_Brief_
Find how many lines in the data below include the word "React", then write only that number.
━━━━━ Data segment ━━━━━
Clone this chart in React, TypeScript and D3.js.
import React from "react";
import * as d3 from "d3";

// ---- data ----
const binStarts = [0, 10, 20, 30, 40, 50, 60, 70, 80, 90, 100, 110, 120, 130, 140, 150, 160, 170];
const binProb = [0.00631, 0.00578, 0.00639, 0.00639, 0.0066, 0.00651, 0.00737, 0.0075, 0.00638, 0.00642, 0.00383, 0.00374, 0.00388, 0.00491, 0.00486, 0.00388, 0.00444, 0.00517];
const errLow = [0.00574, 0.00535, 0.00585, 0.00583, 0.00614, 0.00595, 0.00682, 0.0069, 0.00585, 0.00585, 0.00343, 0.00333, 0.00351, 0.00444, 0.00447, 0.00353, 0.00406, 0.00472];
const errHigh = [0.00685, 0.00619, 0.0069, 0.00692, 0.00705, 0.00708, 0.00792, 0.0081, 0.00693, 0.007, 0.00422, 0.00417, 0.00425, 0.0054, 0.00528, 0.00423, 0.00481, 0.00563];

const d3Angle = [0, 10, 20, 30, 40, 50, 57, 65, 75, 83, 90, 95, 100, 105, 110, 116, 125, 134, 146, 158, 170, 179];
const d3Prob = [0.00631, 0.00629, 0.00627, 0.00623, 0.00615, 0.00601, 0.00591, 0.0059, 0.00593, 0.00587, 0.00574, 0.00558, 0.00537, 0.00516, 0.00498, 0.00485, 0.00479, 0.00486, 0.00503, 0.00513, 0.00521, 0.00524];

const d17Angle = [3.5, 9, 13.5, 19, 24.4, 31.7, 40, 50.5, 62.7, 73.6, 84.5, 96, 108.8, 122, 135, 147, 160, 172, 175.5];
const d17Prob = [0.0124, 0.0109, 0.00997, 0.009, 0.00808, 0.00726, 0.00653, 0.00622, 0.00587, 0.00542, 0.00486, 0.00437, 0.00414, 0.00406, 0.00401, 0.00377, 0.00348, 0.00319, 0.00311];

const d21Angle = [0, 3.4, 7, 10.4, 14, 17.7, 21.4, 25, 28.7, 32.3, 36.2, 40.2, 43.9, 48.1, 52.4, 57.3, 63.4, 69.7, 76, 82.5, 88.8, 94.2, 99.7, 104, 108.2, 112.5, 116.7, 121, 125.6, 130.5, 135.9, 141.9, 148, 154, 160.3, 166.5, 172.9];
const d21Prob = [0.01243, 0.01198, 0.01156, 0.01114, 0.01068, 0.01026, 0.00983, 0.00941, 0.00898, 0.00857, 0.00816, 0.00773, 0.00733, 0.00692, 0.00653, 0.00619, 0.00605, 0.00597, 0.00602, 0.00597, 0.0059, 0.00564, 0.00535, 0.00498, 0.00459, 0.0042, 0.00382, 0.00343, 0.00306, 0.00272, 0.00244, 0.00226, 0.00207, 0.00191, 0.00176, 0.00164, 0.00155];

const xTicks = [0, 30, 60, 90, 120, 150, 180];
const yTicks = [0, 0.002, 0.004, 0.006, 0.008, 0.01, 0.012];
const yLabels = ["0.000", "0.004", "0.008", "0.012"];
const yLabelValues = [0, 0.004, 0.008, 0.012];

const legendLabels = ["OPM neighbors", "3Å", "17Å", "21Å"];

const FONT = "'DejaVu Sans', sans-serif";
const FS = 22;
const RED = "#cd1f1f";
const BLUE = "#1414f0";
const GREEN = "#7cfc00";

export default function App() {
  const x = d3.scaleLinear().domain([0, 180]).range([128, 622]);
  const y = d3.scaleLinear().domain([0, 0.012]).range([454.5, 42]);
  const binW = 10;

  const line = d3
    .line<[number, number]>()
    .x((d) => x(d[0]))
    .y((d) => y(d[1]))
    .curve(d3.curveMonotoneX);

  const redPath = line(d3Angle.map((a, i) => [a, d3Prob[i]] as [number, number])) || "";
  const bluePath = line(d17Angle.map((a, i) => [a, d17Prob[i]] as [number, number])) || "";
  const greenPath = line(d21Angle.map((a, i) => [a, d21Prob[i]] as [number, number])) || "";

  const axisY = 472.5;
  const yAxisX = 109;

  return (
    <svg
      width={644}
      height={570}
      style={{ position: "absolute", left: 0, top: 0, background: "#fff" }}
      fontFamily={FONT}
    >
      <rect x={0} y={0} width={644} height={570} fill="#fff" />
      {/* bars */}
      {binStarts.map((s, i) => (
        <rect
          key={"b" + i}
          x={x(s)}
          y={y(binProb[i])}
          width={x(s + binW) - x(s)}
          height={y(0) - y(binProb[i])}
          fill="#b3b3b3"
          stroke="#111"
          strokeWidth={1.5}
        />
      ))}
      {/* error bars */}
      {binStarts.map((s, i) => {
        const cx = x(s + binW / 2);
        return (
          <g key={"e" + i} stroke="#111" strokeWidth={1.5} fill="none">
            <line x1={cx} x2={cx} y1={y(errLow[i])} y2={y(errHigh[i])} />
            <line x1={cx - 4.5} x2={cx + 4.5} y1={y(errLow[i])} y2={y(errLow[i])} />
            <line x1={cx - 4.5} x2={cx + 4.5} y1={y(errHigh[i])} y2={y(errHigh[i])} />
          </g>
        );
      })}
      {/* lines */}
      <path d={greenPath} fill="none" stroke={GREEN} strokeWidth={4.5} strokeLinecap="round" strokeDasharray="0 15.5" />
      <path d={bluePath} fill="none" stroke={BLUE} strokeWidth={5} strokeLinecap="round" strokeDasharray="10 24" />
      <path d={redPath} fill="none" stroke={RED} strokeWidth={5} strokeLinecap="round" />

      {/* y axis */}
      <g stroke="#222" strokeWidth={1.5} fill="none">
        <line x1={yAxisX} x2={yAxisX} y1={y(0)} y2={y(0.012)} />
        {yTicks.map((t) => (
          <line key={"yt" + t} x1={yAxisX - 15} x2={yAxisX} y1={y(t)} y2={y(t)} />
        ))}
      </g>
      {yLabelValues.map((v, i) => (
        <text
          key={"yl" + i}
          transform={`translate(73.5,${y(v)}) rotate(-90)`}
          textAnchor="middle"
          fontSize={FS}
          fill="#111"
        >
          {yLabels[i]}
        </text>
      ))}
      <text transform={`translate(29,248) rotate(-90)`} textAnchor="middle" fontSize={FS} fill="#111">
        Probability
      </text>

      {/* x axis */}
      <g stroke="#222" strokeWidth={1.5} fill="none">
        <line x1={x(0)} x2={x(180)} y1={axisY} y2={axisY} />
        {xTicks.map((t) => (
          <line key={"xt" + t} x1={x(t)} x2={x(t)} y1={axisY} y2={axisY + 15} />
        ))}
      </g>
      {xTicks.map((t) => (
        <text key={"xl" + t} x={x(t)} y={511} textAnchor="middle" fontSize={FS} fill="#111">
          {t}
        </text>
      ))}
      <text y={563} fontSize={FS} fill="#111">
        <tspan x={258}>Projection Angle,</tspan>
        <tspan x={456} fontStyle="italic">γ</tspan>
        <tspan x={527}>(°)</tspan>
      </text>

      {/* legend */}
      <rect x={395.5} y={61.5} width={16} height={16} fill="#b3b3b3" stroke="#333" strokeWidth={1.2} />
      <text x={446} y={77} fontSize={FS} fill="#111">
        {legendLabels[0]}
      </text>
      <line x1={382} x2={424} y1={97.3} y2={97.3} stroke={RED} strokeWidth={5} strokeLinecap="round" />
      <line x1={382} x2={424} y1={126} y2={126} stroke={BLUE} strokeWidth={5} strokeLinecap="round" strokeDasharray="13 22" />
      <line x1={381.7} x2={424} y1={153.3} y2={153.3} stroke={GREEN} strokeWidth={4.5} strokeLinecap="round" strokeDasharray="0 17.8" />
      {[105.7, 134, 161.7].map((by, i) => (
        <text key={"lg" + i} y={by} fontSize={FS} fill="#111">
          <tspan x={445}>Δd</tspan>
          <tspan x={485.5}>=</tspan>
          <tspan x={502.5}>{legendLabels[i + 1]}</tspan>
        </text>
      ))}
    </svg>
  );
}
━━━━━
_Written answer_
2